This is the Revisionist position. And no I do not think it had a justification to do so with the threat of the Soviet Union and the human and cultural cost of destroying Old Europe in a war of unconditional surrender. And ultimately Britain lost its own Empire. But yes Britain did start WWII in order to prevent Germany from becoming the pre-eminent power in Europe. That's the real reason WWII started and Britain allied with the Soviet Union to make it happen. It wasn't over Danzig, all of Poland was conquered by Britain's ally at the end of the day.
The Treaty of Versailles was an attempt to make sure Germany never become the pre-eminent power in Europe. But it was unenforceable. So they waged war ostensibly over Danzig, but then retconned it ultimately to be about the Holocaust narrative to try to post-hoc justify the war and solely blame Germany for the utter destruction and death.
Very funny that Britain makes the claim Germany wanted to "make itself the pre-eminent power in Europe by conquest" over Danzig. Germany offered to fully evacuate from Western Europe for peace and England said no.
But yes, the real reason for the war was Britain didn't want Germany to become the largest power in Europe.
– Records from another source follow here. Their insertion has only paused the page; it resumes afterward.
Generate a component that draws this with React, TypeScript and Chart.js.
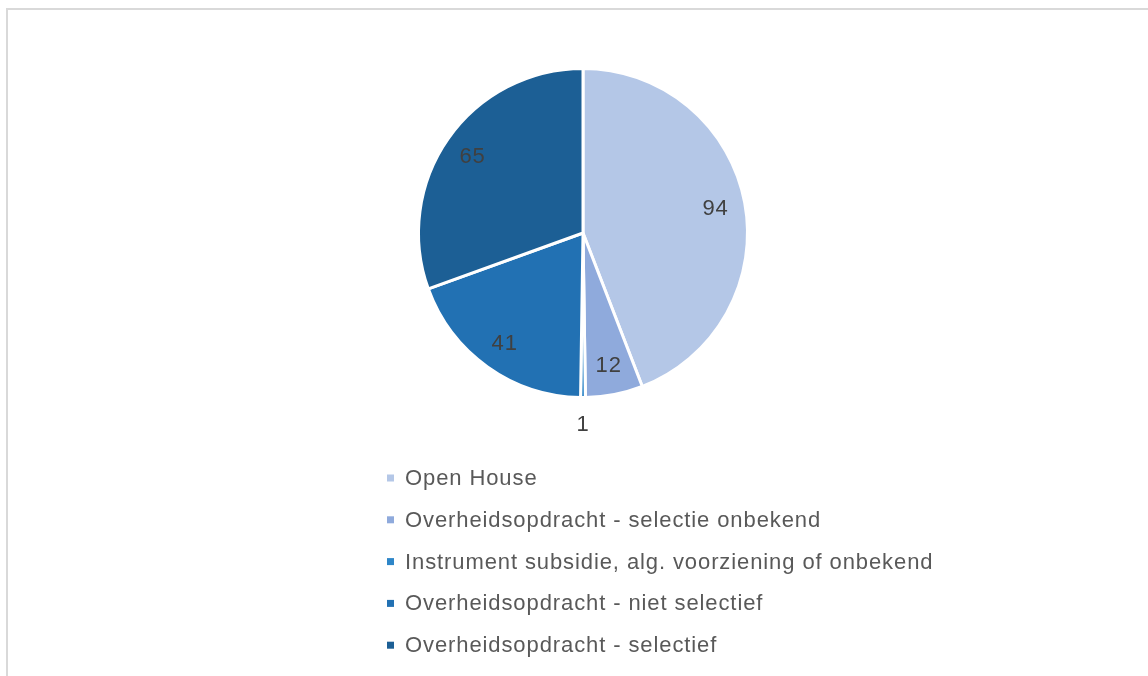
import React, { useEffect, useRef } from "react";
import { Chart, registerables } from "chart.js";

Chart.register(...registerables);

const categories = [
  "Open House",
  "Overheidsopdracht - selectie onbekend",
  "Instrument subsidie, alg. voorziening of onbekend",
  "Overheidsopdracht - niet selectief",
  "Overheidsopdracht - selectief",
];
const values = [94, 12, 1, 41, 65];
const colors = ["#b4c7e7", "#8faadc", "#2e86c8", "#2271b3", "#1c5f95"];

const FONT = "22px 'Liberation Sans', Arial, sans-serif";
const SPACING = "0.9px";

const labelPlugin = {
  id: "labels",
  afterDatasetsDraw(chart: any) {
    const ctx = chart.ctx;
    const meta = chart.getDatasetMeta(0);
    const total = values.reduce((a, b) => a + b, 0);
    ctx.save();
    ctx.font = FONT;
    (ctx as any).letterSpacing = SPACING;
    ctx.fillStyle = "#404040";
    ctx.textAlign = "center";
    ctx.textBaseline = "middle";
    meta.data.forEach((arc: any, i: number) => {
      const { x, y, startAngle, endAngle, outerRadius } = arc.getProps(
        ["x", "y", "startAngle", "endAngle", "outerRadius"],
        true
      );
      const mid = (startAngle + endAngle) / 2;
      const small = values[i] / total < 0.03;
      const r = small ? outerRadius + 26 : outerRadius * 0.82;
      ctx.fillText(String(values[i]), x + Math.cos(mid) * r, y + Math.sin(mid) * r + 1);
    });
    ctx.restore();
  },
  afterDraw(chart: any) {
    const ctx = chart.ctx;
    ctx.save();
    ctx.font = FONT;
    (ctx as any).letterSpacing = SPACING;
    ctx.textAlign = "left";
    ctx.textBaseline = "middle";
    const x0 = 387;
    const y0 = 478;
    const step = 41.8;
    categories.forEach((c, i) => {
      const y = y0 + i * step;
      ctx.fillStyle = colors[i];
      ctx.fillRect(x0, y - 3.5, 7, 7);
      ctx.fillStyle = "#595959";
      ctx.fillText(c, 405, y + 1);
    });
    ctx.restore();
  },
};

export default function App() {
  const ref = useRef<HTMLCanvasElement | null>(null);
  useEffect(() => {
    if (!ref.current) return;
    const chart = new Chart(ref.current, {
      type: "pie",
      data: {
        labels: categories,
        datasets: [
          {
            data: values,
            backgroundColor: colors,
            borderColor: "#ffffff",
            borderWidth: 3,
          },
        ],
      },
      options: {
        animation: false,
        responsive: false,
        layout: { padding: { left: 417, right: 399, top: 66, bottom: 276 } },
        plugins: {
          legend: { display: false },
          tooltip: { enabled: false },
        },
      },
      plugins: [labelPlugin],
    });
    return () => chart.destroy();
  }, []);
  return (
    <div
      style={{
        position: "fixed",
        left: 0,
        top: 0,
        width: 1148,
        height: 676,
        background: "#ffffff",
        overflow: "hidden",
      }}
    >
      <div
        style={{
          position: "absolute",
          left: 6,
          top: 8,
          width: 1200,
          height: 720,
          border: "2px solid #d9d9d9",
          boxSizing: "border-box",
        }}
      />
      <canvas
        ref={ref}
        width={1148}
        height={676}
        style={{ position: "absolute", left: 0, top: 0 }}
      />
    </div>
  );
}
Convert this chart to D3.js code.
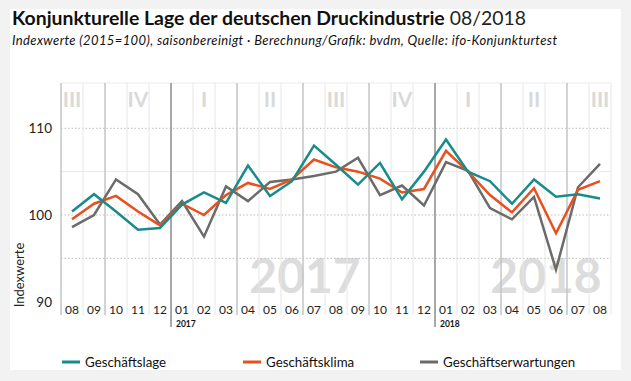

No that is not at all a justification for their alliance with the Soviet Union, the demand for unconditional surrender, and mass death and destruction of Europe to realize that objective. Germany is today arguably the largest power on the European Continent anyway. No it was not justified.
As @johnfabian said, you must think we're complete fucking mongoloids if you expect us to buy that.
Contemporary articles have Sir John Simon and Anthony Eden both drawing parallels to Napoleon and the 30 years war in thier opposition to appeasement, and you can find speechs from Churchill about the German/Nazi Menace going back the early 30s. There's also the 390 years of observable foriegn policy between the end of the English Civil War and the start of World War Two.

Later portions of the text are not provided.